To qualify for LGBTQ certification, companies must check at least one box on a 13-item checklist from the Supplier Clearinghouse, which certifies the “LGBT status” of contractor ownership for the commission.
The list includes providing a copy of the owner’s same-sex marriage, civil union or domestic partnership; evidence of “family building efforts” with a same-sex partner, including in vitro fertilization and surrogacy, and media references to the owner’s LGBTQ identification.
The clearinghouse also accepts a letter from an attorney or physicians; three letters of reference from personal contacts on their “company letterhead or stationery” who can “vouch/attest to LGBT status,” or one letter from a “recognized LGBT organization.”
Firms with non-gay owners who lie to secure contracts face up to a year in prison under Assembly Bill 1678, the 2014 legislation signed by Gov. Jerry Brown adding LGBTQ-owned businesses to the list of companies benefiting from the “business enterprise procurement” program.
The program, which also covers businesses owned by women, people of color and disabled veterans, requires utilities to establish “minimum long-term procurement goals for each category,” but insists that the goals are not mandatory quotas.
“No penalty shall be imposed for failure of any utility or other covered entity to meet or exceed procurement goals,” said the commission in its updated rules published in 2022.
Mr. Rufo said the commission may be violating the spirit if not the letter of California Proposition 209, the 1996 initiative banning government entities from considering race, sex, ethnicity and other factors in education and contracting.

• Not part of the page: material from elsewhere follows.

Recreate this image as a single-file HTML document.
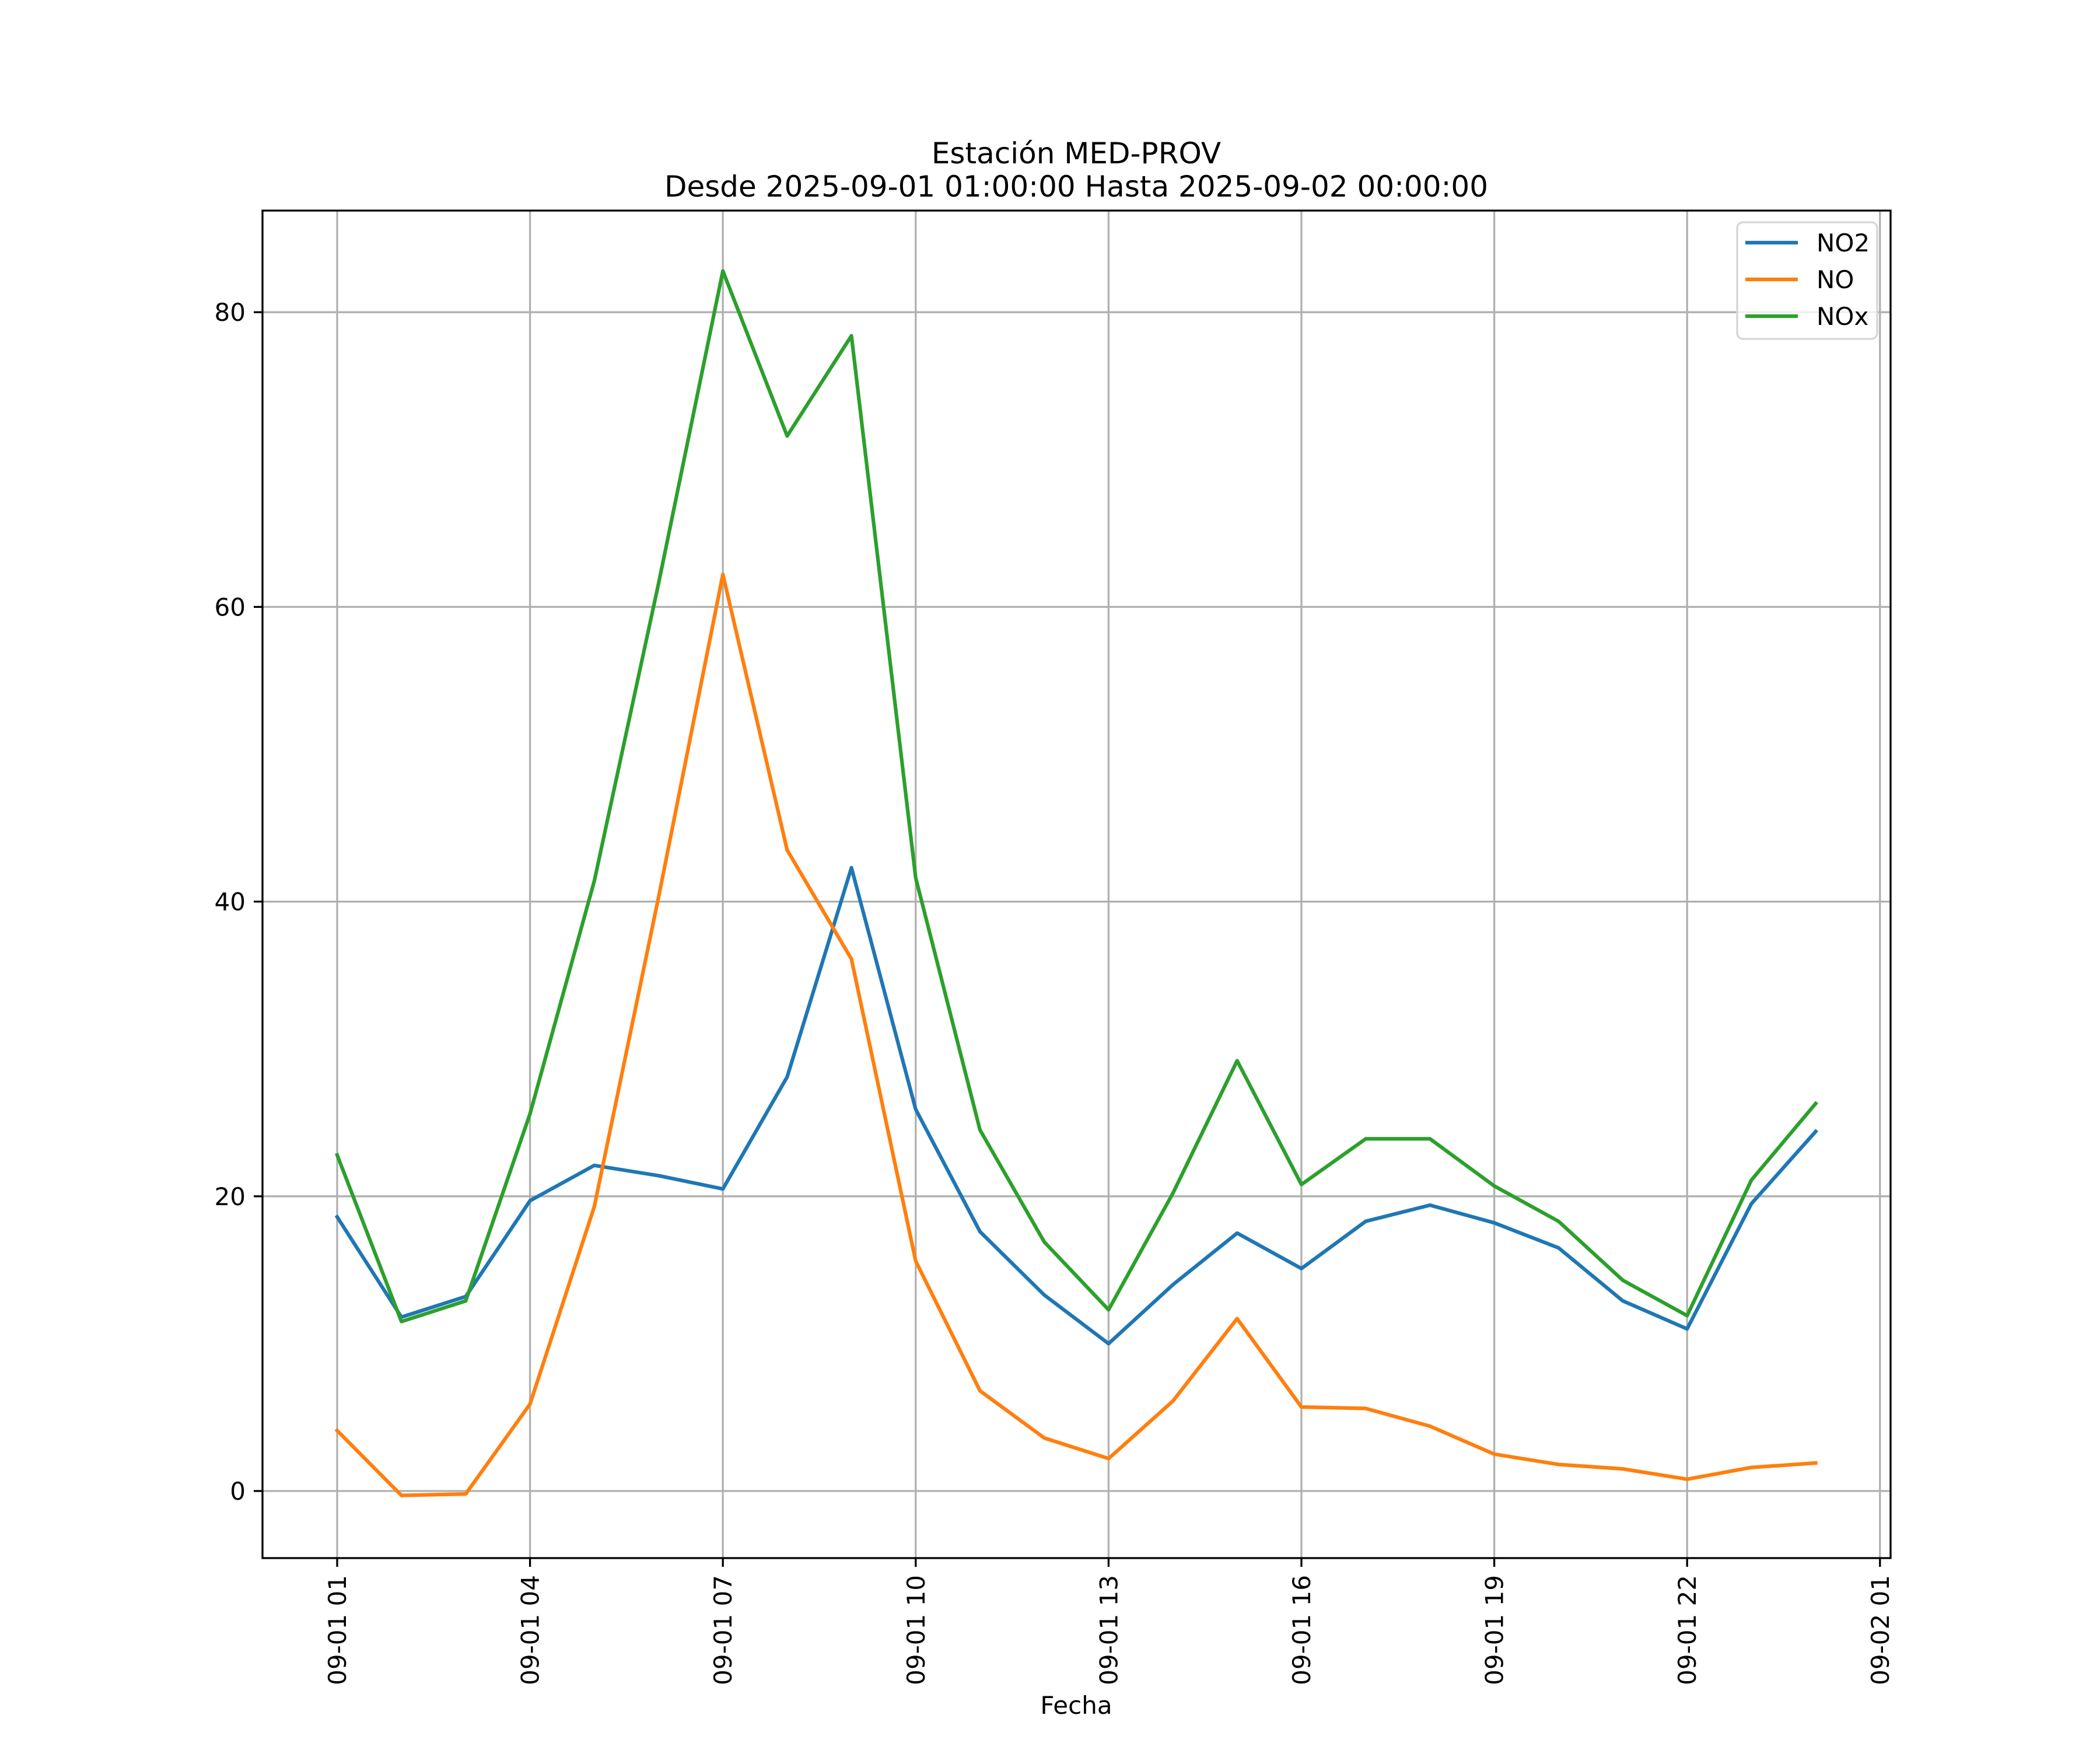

“In practice, however, the agency cajoles utilities into compliance by requiring them to collect extensive demographic data, submit detailed annual reports, list their plans for increasing procurement from favored groups, and explain ’any circumstances that may have resulted in not meeting’ their procurement ’goals,’” said the report.
BREAKING: The Department of Justice is opening an inquiry into California’s gay-certification program. As always, @AAGDhillon is moving into action—and defending the principle of equality under the law. https://t.co/hHc92ZS2hD
— Christopher F. Rufo ⚔️ (@christopherrufo) June 17, 2026
Ms. Dhillon said that California consumers are footing the bill for such “minority set-asides.”
“How does that help the ratepayer, everybody who consumes utilities in the state of California, get the best rates? It doesn’t,” she said. “Obviously, when you have set-asides and special contracts like that, you have inflation because people know that their status is a commodity that they can actually sell, because it’s being forced on the state and on the ratepayers.”
The report was met with jaw-dropping on the right.
“I can’t believe this is real,” said the Libs of TikTok account on X. “California has a gay certification checklist to ensure taxpayer funded contracts only for lgbtq people, are being awarded to people who are gay enough.”
Kyle Mann, editor-in-chief of The Babylon Bee, the satirical Christian conservative website, replied: “If my @TheBabylonBee writers had pitched this as a joke, I would have rejected it for being too outlandish.”
Ms. Dhillon encouraged companies that may have lost out on utility contracts to consider taking legal action.
“I think this is illegal, so we’re definitely looking into what can be done about it by the Department of Justice,” she said, “But the other people who can do something about it in some instances can be private parties [that] weren’t picked for a contract because they don’t have the correct boxes checked.”
The Washington Times has reached out to the CPUC for comment.